The Expert Panels have shone their torch into some dark corners. We now need to turn on the light and expose the full extent of the vile trade in UNITA diamonds, arms fuel and other supplies. And we must remember that these same forces are driving equally devastating conflicts elsewhere in Africa: the Democratic Republic of Congo and Sierra Leone.
Let us not forget why we are doing this. The Angolan Government has had significant successes against Savimbi's war machine. That is welcome. But military action alone will not end the conflict. The Government cannot destroy UNITA's military capability, just as UNITA has no possibility of winning the war.
Only a political solution will bring lasting peace. There will have to be a negotiated peace settlement. But Savimbi's word cannot be trusted. He has always reneged on the peace agreements he has signed. Without him the war could end soon and UNITA supporters could express their aspirations through legitimate political channels.
UNITA represents an important constituency in Angola. I again urge UNITA to replace Savimbi as leader. With him out of the way and a different leadership UNITA can be as much part of the solution as it has been part of the problem.
The whole of Angola has been corrupted by the War.
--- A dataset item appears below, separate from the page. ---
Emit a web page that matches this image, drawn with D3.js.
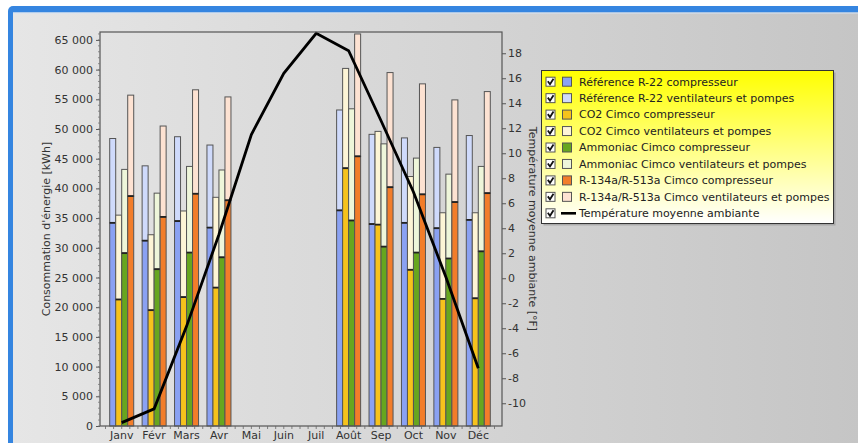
<!DOCTYPE html>
<html><head><meta charset="utf-8">
<script src="https://cdn.jsdelivr.net/npm/d3@7"></script>
<style>html,body{margin:0;padding:0;background:#fff;overflow:hidden}svg{display:block}text{font-family:"DejaVu Sans",Verdana,sans-serif}</style>
</head><body>
<script>
const months = ["Janv","Févr","Mars","Avr","Mai","Juin","Juil","Août","Sep","Oct","Nov","Déc"];
const systems = ["ref","co2","amm","r134"];
// compressor / fans-and-pumps (kWh) per month; null = no data
const refComp  = [34200,31200,34500,33400,null,null,null,36300,34000,34200,33300,34700];
const refVent  = [14200,12600,14200,13900,null,null,null,16900,15100,14300,13600,14200];
const co2Comp  = [21300,19500,21700,23300,null,null,null,43400,33900,26300,21400,21500];
const co2Vent  = [14200,12700,14500,15200,null,null,null,16800,15700,15700,14500,14400];
const ammComp  = [29100,26400,29200,28400,null,null,null,34600,30200,29200,28200,29400];
const ammVent  = [14100,12800,14500,14700,null,null,null,18800,17300,15900,14200,14300];
const r134Comp = [38700,35200,39100,38000,null,null,null,45400,40200,39000,37700,39200];
const r134Vent = [17000,15300,17500,17400,null,null,null,20600,19300,18600,17200,17100];
const temperature = [-11.55,-10.45,-3.85,3.5,11.5,16.4,19.6,18.2,12.6,6.9,0.1,-7.2];
const leftTicks = [0,5000,10000,15000,20000,25000,30000,35000,40000,45000,50000,55000,60000,65000];
const rightTicks = [-10,-8,-6,-4,-2,0,2,4,6,8,10,12,14,16,18];
const legendLabels = ["Référence R-22 compresseur","Référence R-22 ventilateurs et pompes","CO2 Cimco compresseur","CO2 Cimco ventilateurs et pompes","Ammoniac Cimco compresseur","Ammoniac Cimco ventilateurs et pompes","R-134a/R-513a Cimco compresseur","R-134a/R-513a Cimco ventilateurs et pompes","Température moyenne ambiante"];
const leftTitle = "Consommation d'énergie [kWh]";
const rightTitle = "Température moyenne ambiante [°F]";

const compColors = {ref:"#8aa1f2", co2:"#f6c21c", amm:"#67a61f", r134:"#f27d2a"};
const ventColors = {ref:"#cfdafb", co2:"#fdf5d6", amm:"#eef6da", r134:"#fde2d2"};
const legendColors = ["#8aa1f2","#cfdafb","#f6c21c","#fdf5d6","#67a61f","#eef6da","#f27d2a","#fde2d2"];
const compData = {ref:refComp, co2:co2Comp, amm:ammComp, r134:r134Comp};
const ventData = {ref:refVent, co2:co2Vent, amm:ammVent, r134:r134Vent};

const W=858,H=443;
const P={l:100,r:502,t:32,b:426};
const svg=d3.select("body").append("svg").attr("width",W).attr("height",H);
const defs=svg.append("defs");
const g1=defs.append("linearGradient").attr("id","frameG").attr("x1",0).attr("x2",1).attr("y1",0).attr("y2",0);
g1.append("stop").attr("offset","0%").attr("stop-color","#e6e6e6");
g1.append("stop").attr("offset","100%").attr("stop-color","#c3c3c3");
const g2=defs.append("linearGradient").attr("id","plotG").attr("x1",0).attr("x2",1).attr("y1",0).attr("y2",0);
g2.append("stop").attr("offset","0%").attr("stop-color","#e2e2e2");
g2.append("stop").attr("offset","100%").attr("stop-color","#d3d3d3");
const g3=defs.append("linearGradient").attr("id","legG").attr("x1",0).attr("x2",0).attr("y1",0).attr("y2",1);
g3.append("stop").attr("offset","0%").attr("stop-color","#ffff00");
g3.append("stop").attr("offset","100%").attr("stop-color","#ffffff");

// frame
svg.append("rect").attr("x",8).attr("y",6).attr("width",900).attr("height",500).attr("rx",5).attr("fill","#3585e0");
svg.append("rect").attr("x",13).attr("y",12.5).attr("width",900).attr("height",500).attr("fill","url(#frameG)");
svg.append("line").attr("x1",13).attr("x2",900).attr("y1",13).attr("y2",13).attr("stroke","#d6e4f5").attr("stroke-width",1);

// plot bg
svg.append("rect").attr("x",P.l).attr("y",P.t).attr("width",P.r-P.l).attr("height",P.b-P.t).attr("fill","url(#plotG)");

const y=d3.scaleLinear().domain([0,66330]).range([P.b,P.t]);
const yT=d3.scaleLinear().domain([-11.82,19.7]).range([P.b,P.t]);
const x=d3.scaleBand().domain(months).range([105.5,494.5]).padding(0);
const xs=d3.scaleBand().domain(systems).range([0,x.bandwidth()]).paddingInner(0).paddingOuter(0.7);

// bars
const gb=svg.append("g");
systems.forEach(s=>{
  months.forEach((m,i)=>{
    const c=compData[s][i], v=ventData[s][i];
    if(c==null) return;
    const bx=x(m)+xs(s), bw=xs.bandwidth();
    gb.append("rect").attr("x",bx).attr("y",y(c+v)).attr("width",bw).attr("height",y(c)-y(c+v))
      .attr("fill",ventColors[s]).attr("stroke","#555").attr("stroke-width",1);
    gb.append("rect").attr("x",bx).attr("y",y(c)).attr("width",bw).attr("height",y(0)-y(c))
      .attr("fill",compColors[s]).attr("stroke","#555").attr("stroke-width",1);
    gb.append("line").attr("x1",bx).attr("x2",bx+bw).attr("y1",y(c)).attr("y2",y(c)).attr("stroke","#222").attr("stroke-width",1.8);
  });
});

// temperature line
const line=d3.line().x((d,i)=>x(months[i])+x.bandwidth()/2).y(d=>yT(d));
svg.append("path").datum(temperature).attr("d",line).attr("fill","none").attr("stroke","#000").attr("stroke-width",2.8).attr("stroke-linejoin","miter");

// plot border
svg.append("rect").attr("x",P.l).attr("y",P.t).attr("width",P.r-P.l).attr("height",P.b-P.t).attr("fill","none").attr("stroke","#555").attr("stroke-width",1.2);

// left axis
const fmt=d=>d3.format(",")(d).replace(/,/g," ");
const la=svg.append("g").attr("transform",`translate(${P.l},0)`)
  .call(d3.axisLeft(y).tickValues(leftTicks).tickSize(4).tickPadding(3).tickFormat(fmt));
la.select(".domain").remove();
la.selectAll("line").attr("stroke","#555");
la.selectAll("text").attr("fill","#333").style("font-size","11px");
const minorL=d3.range(0,66001,1000);
svg.append("g").selectAll("line").data(minorL).join("line").attr("x1",P.l-2).attr("x2",P.l).attr("y1",d=>y(d)).attr("y2",d=>y(d)).attr("stroke","#777").attr("stroke-width",0.8);

// right axis
const ra=svg.append("g").attr("transform",`translate(${P.r},0)`)
  .call(d3.axisRight(yT).tickValues(rightTicks).tickSize(4).tickPadding(2).tickFormat(d=>String(d)));
ra.select(".domain").remove();
ra.selectAll("line").attr("stroke","#555");
ra.selectAll("text").attr("fill","#333").style("font-size","11px");

// bottom axis
const ba=svg.append("g").attr("transform",`translate(0,${P.b})`)
  .call(d3.axisBottom(x).tickSize(0).tickPadding(10));
ba.select(".domain").remove();
ba.selectAll("text").attr("fill","#333").style("font-size","11px").attr("dy","0.3em");
const minorB=[];
months.forEach(m=>{for(let k=0;k<4;k++) minorB.push(x(m)+k*x.bandwidth()/4);});
minorB.push(494.5);
svg.append("g").selectAll("line").data(minorB).join("line").attr("x1",d=>d).attr("x2",d=>d).attr("y1",P.b).attr("y2",P.b+3).attr("stroke","#666").attr("stroke-width",0.8);

// axis titles
svg.append("text").attr("transform",`translate(49.5,${(P.t+P.b)/2}) rotate(-90)`).attr("text-anchor","middle").attr("fill","#333").style("font-size","11px").text(leftTitle);
svg.append("text").attr("transform",`translate(529,${(P.t+P.b)/2}) rotate(90)`).attr("text-anchor","middle").attr("fill","#333").style("font-size","11px").text(rightTitle);

// legend
const L={x:541.5,y:70.5,w:292,h:153};
svg.append("rect").attr("x",L.x+2).attr("y",L.y+2).attr("width",L.w).attr("height",L.h).attr("fill","#888").attr("opacity",0.5);
svg.append("rect").attr("x",L.x).attr("y",L.y).attr("width",L.w).attr("height",L.h).attr("fill","url(#legG)").attr("stroke","#333").attr("stroke-width",1);
const lg=svg.append("g").selectAll("g").data(legendLabels).join("g").attr("transform",(d,i)=>`translate(0,${81.7+i*16.45})`);
lg.append("rect").attr("x",546).attr("y",-4.5).attr("width",9).attr("height",9).attr("fill","#fff").attr("stroke","#555");
lg.append("path").attr("d","M547.8,-0.5 L550,2.5 L553.5,-3").attr("fill","none").attr("stroke","#111").attr("stroke-width",1.8);
lg.each(function(d,i){
  const gg=d3.select(this);
  if(i<8) gg.append("rect").attr("x",562.5).attr("y",-4.5).attr("width",9).attr("height",9).attr("fill",legendColors[i]).attr("stroke","#555");
  else gg.append("line").attr("x1",561).attr("x2",576).attr("y1",0).attr("y2",0).attr("stroke","#000").attr("stroke-width",2.6);
});
lg.append("text").attr("x",579).attr("y",0).attr("dy","0.35em").attr("fill","#222").style("font-size","11px").text(d=>d);
</script>
</body></html>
Once noble objectives held by the MPLA for decent public services, a drive against poverty and equality of opportunity were first diverted because of the necessity to fight UNITA. Then they were forgotten as rich elites lined their own pockets at the expense of their long-suffering people. Angola desperately needs to use its wealth to spend more on building up its skills base, social projects, public services and infrastructure.
To win full backing from the international community, the Angolan Government needs to ensure full transparency and accountability, particularly in the oil account. This is essential if Angola's immense economic potential is to be realised. It needs also to ensure that respect for human rights and freedom of speech flourishes. It needs to involve all sections of civil society in that task.
The military defeats suffered by Savimbi coupled with renewed interest and attention on sanctions busters led by this Report provides an opportunity unprecedented in 25 years to end this War. We have an absolute duty to grasp it. We have it in our power to do so by making sanctions bite. All that has been lacking so far is the political will.
Savimbi's supplies are ferried in by air or sometimes by road. They only reach him because they are permitted to do so. It would not be difficult to stop this. The intelligence capacity is there. Sanctions busting planes and lorries are easy to detect. Their points of origin can be identified. Let every country co-operate to do this.
We need to ensure that the purveyors of misery are detected by enforcing sanctions. I thank Ambassador Fowler for enhancing our capacity to do so. We welcome the Expert Panel's exposure of UNITA's secretive and illegal network of middlemen and government sponsors.
But we need to do more than naming and shaming to break UNITA's ability to re-arm: as the Report makes clear, public censure must now be followed by decisive action in the Sanctions Committee, in the Security Council, in the States concerned and by their neighbours.
Britain looks forward to a series of mandatory UN resolutions to implement the Report's key recommendations. The Security Council meeting next month must take decisive action. There must be no delay and no equivocation. The credibility of the Security Council is at stake. The Security Council commissioned this Report. We have a duty to act on it.
Tough decisions will be needed. Governments in some of the countries named - including Belgium and South Africa - have started to take action against their nationals who are breaching sanctions. I welcome this. Unfortunately, others are already excusing themselves or denying their complicity. But now there is nowhere to hide.
It is up to us all, every one of us here today, to follow through. The Panel's report highlights the plight of the Angolan people. We must not let them down.